_Raw data_:
###
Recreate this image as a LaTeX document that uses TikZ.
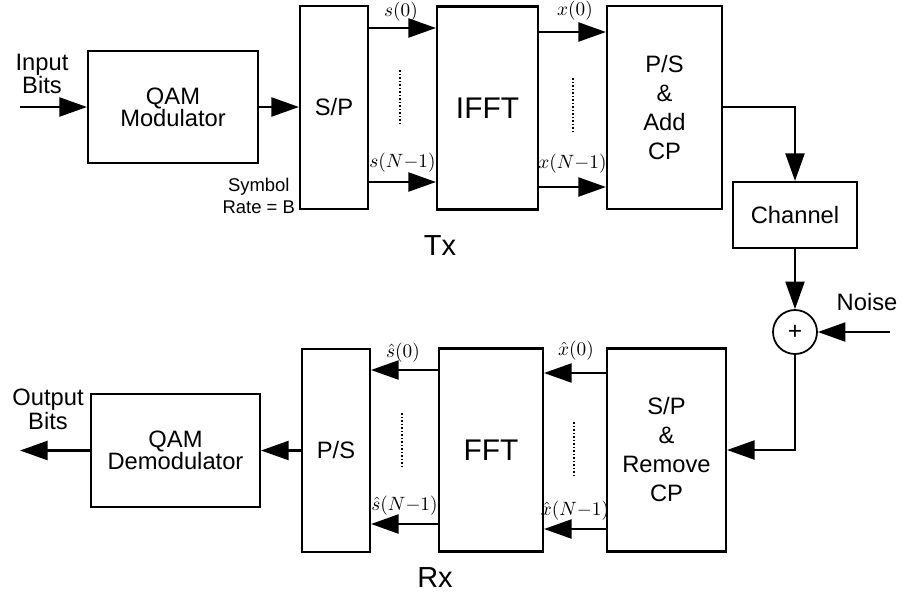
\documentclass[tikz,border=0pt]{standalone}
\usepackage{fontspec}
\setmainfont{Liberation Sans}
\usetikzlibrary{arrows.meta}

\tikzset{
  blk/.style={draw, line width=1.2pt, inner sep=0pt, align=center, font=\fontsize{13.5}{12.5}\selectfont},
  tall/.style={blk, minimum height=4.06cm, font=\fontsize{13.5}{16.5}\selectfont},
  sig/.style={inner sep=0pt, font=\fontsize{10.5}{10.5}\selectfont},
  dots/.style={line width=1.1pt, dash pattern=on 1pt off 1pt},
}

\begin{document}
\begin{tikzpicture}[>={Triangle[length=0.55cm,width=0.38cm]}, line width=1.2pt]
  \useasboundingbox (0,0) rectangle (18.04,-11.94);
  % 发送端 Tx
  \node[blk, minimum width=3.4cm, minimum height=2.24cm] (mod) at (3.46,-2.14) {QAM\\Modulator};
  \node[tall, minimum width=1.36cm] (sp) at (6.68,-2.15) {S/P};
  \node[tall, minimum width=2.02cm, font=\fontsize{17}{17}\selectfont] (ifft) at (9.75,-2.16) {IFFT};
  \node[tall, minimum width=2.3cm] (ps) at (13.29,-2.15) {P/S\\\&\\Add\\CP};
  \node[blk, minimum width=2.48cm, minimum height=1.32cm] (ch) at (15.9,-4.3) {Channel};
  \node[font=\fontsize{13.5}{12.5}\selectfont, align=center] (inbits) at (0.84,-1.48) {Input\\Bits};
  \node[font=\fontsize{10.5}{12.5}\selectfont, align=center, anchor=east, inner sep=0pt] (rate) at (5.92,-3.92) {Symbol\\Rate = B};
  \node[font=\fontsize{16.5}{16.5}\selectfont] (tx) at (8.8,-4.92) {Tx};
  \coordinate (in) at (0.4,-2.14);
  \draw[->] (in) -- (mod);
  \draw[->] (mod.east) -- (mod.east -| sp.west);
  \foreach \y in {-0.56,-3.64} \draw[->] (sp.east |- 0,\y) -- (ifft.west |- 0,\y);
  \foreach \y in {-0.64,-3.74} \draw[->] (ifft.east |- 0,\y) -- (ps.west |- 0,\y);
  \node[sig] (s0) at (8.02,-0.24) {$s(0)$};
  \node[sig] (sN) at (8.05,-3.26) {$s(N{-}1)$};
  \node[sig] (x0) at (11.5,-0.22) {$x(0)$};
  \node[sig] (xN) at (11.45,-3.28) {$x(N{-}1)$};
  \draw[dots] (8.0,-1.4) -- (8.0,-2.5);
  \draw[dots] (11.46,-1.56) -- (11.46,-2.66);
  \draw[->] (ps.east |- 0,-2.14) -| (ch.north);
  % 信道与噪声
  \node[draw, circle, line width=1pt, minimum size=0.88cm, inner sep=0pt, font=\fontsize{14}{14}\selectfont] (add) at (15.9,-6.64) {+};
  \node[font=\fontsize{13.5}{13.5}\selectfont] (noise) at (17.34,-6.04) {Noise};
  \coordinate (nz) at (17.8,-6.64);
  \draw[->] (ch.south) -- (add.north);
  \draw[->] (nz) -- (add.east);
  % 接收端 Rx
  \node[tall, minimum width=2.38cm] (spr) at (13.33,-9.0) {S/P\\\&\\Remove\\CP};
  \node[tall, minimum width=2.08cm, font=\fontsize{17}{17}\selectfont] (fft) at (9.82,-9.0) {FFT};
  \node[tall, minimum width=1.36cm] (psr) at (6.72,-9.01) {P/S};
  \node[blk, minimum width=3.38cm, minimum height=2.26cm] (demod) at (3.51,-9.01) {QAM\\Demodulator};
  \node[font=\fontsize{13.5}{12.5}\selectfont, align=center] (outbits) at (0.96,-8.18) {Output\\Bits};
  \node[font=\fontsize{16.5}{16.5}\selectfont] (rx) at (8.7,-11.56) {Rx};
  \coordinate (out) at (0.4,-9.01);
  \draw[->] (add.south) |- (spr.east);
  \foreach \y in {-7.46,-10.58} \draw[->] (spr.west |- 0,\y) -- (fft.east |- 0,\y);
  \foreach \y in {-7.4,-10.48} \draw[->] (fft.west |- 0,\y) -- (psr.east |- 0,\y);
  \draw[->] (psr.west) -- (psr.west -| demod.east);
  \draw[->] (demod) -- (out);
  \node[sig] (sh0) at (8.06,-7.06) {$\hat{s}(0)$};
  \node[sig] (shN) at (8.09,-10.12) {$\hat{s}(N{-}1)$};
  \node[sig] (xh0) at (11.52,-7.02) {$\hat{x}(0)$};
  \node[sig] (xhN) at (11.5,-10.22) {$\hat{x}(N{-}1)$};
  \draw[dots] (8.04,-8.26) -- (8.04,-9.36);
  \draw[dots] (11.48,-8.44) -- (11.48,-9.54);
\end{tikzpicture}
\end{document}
###
_What is needed_: Print the complete listing exactly as it stands, without its pictures.

_Answer to the exercise_:
Recreate this image as a LaTeX document that uses TikZ.
\documentclass[tikz,border=0pt]{standalone}
\usepackage{fontspec}
\setmainfont{Liberation Sans}
\usetikzlibrary{arrows.meta}

\tikzset{
  blk/.style={draw, line width=1.2pt, inner sep=0pt, align=center, font=\fontsize{13.5}{12.5}\selectfont},
  tall/.style={blk, minimum height=4.06cm, font=\fontsize{13.5}{16.5}\selectfont},
  sig/.style={inner sep=0pt, font=\fontsize{10.5}{10.5}\selectfont},
  dots/.style={line width=1.1pt, dash pattern=on 1pt off 1pt},
}

\begin{document}
\begin{tikzpicture}[>={Triangle[length=0.55cm,width=0.38cm]}, line width=1.2pt]
  \useasboundingbox (0,0) rectangle (18.04,-11.94);
  % 发送端 Tx
  \node[blk, minimum width=3.4cm, minimum height=2.24cm] (mod) at (3.46,-2.14) {QAM\\Modulator};
  \node[tall, minimum width=1.36cm] (sp) at (6.68,-2.15) {S/P};
  \node[tall, minimum width=2.02cm, font=\fontsize{17}{17}\selectfont] (ifft) at (9.75,-2.16) {IFFT};
  \node[tall, minimum width=2.3cm] (ps) at (13.29,-2.15) {P/S\\\&\\Add\\CP};
  \node[blk, minimum width=2.48cm, minimum height=1.32cm] (ch) at (15.9,-4.3) {Channel};
  \node[font=\fontsize{13.5}{12.5}\selectfont, align=center] (inbits) at (0.84,-1.48) {Input\\Bits};
  \node[font=\fontsize{10.5}{12.5}\selectfont, align=center, anchor=east, inner sep=0pt] (rate) at (5.92,-3.92) {Symbol\\Rate = B};
  \node[font=\fontsize{16.5}{16.5}\selectfont] (tx) at (8.8,-4.92) {Tx};
  \coordinate (in) at (0.4,-2.14);
  \draw[->] (in) -- (mod);
  \draw[->] (mod.east) -- (mod.east -| sp.west);
  \foreach \y in {-0.56,-3.64} \draw[->] (sp.east |- 0,\y) -- (ifft.west |- 0,\y);
  \foreach \y in {-0.64,-3.74} \draw[->] (ifft.east |- 0,\y) -- (ps.west |- 0,\y);
  \node[sig] (s0) at (8.02,-0.24) {$s(0)$};
  \node[sig] (sN) at (8.05,-3.26) {$s(N{-}1)$};
  \node[sig] (x0) at (11.5,-0.22) {$x(0)$};
  \node[sig] (xN) at (11.45,-3.28) {$x(N{-}1)$};
  \draw[dots] (8.0,-1.4) -- (8.0,-2.5);
  \draw[dots] (11.46,-1.56) -- (11.46,-2.66);
  \draw[->] (ps.east |- 0,-2.14) -| (ch.north);
  % 信道与噪声
  \node[draw, circle, line width=1pt, minimum size=0.88cm, inner sep=0pt, font=\fontsize{14}{14}\selectfont] (add) at (15.9,-6.64) {+};
  \node[font=\fontsize{13.5}{13.5}\selectfont] (noise) at (17.34,-6.04) {Noise};
  \coordinate (nz) at (17.8,-6.64);
  \draw[->] (ch.south) -- (add.north);
  \draw[->] (nz) -- (add.east);
  % 接收端 Rx
  \node[tall, minimum width=2.38cm] (spr) at (13.33,-9.0) {S/P\\\&\\Remove\\CP};
  \node[tall, minimum width=2.08cm, font=\fontsize{17}{17}\selectfont] (fft) at (9.82,-9.0) {FFT};
  \node[tall, minimum width=1.36cm] (psr) at (6.72,-9.01) {P/S};
  \node[blk, minimum width=3.38cm, minimum height=2.26cm] (demod) at (3.51,-9.01) {QAM\\Demodulator};
  \node[font=\fontsize{13.5}{12.5}\selectfont, align=center] (outbits) at (0.96,-8.18) {Output\\Bits};
  \node[font=\fontsize{16.5}{16.5}\selectfont] (rx) at (8.7,-11.56) {Rx};
  \coordinate (out) at (0.4,-9.01);
  \draw[->] (add.south) |- (spr.east);
  \foreach \y in {-7.46,-10.58} \draw[->] (spr.west |- 0,\y) -- (fft.east |- 0,\y);
  \foreach \y in {-7.4,-10.48} \draw[->] (fft.west |- 0,\y) -- (psr.east |- 0,\y);
  \draw[->] (psr.west) -- (psr.west -| demod.east);
  \draw[->] (demod) -- (out);
  \node[sig] (sh0) at (8.06,-7.06) {$\hat{s}(0)$};
  \node[sig] (shN) at (8.09,-10.12) {$\hat{s}(N{-}1)$};
  \node[sig] (xh0) at (11.52,-7.02) {$\hat{x}(0)$};
  \node[sig] (xhN) at (11.5,-10.22) {$\hat{x}(N{-}1)$};
  \draw[dots] (8.04,-8.26) -- (8.04,-9.36);
  \draw[dots] (11.48,-8.44) -- (11.48,-9.54);
\end{tikzpicture}
\end{document}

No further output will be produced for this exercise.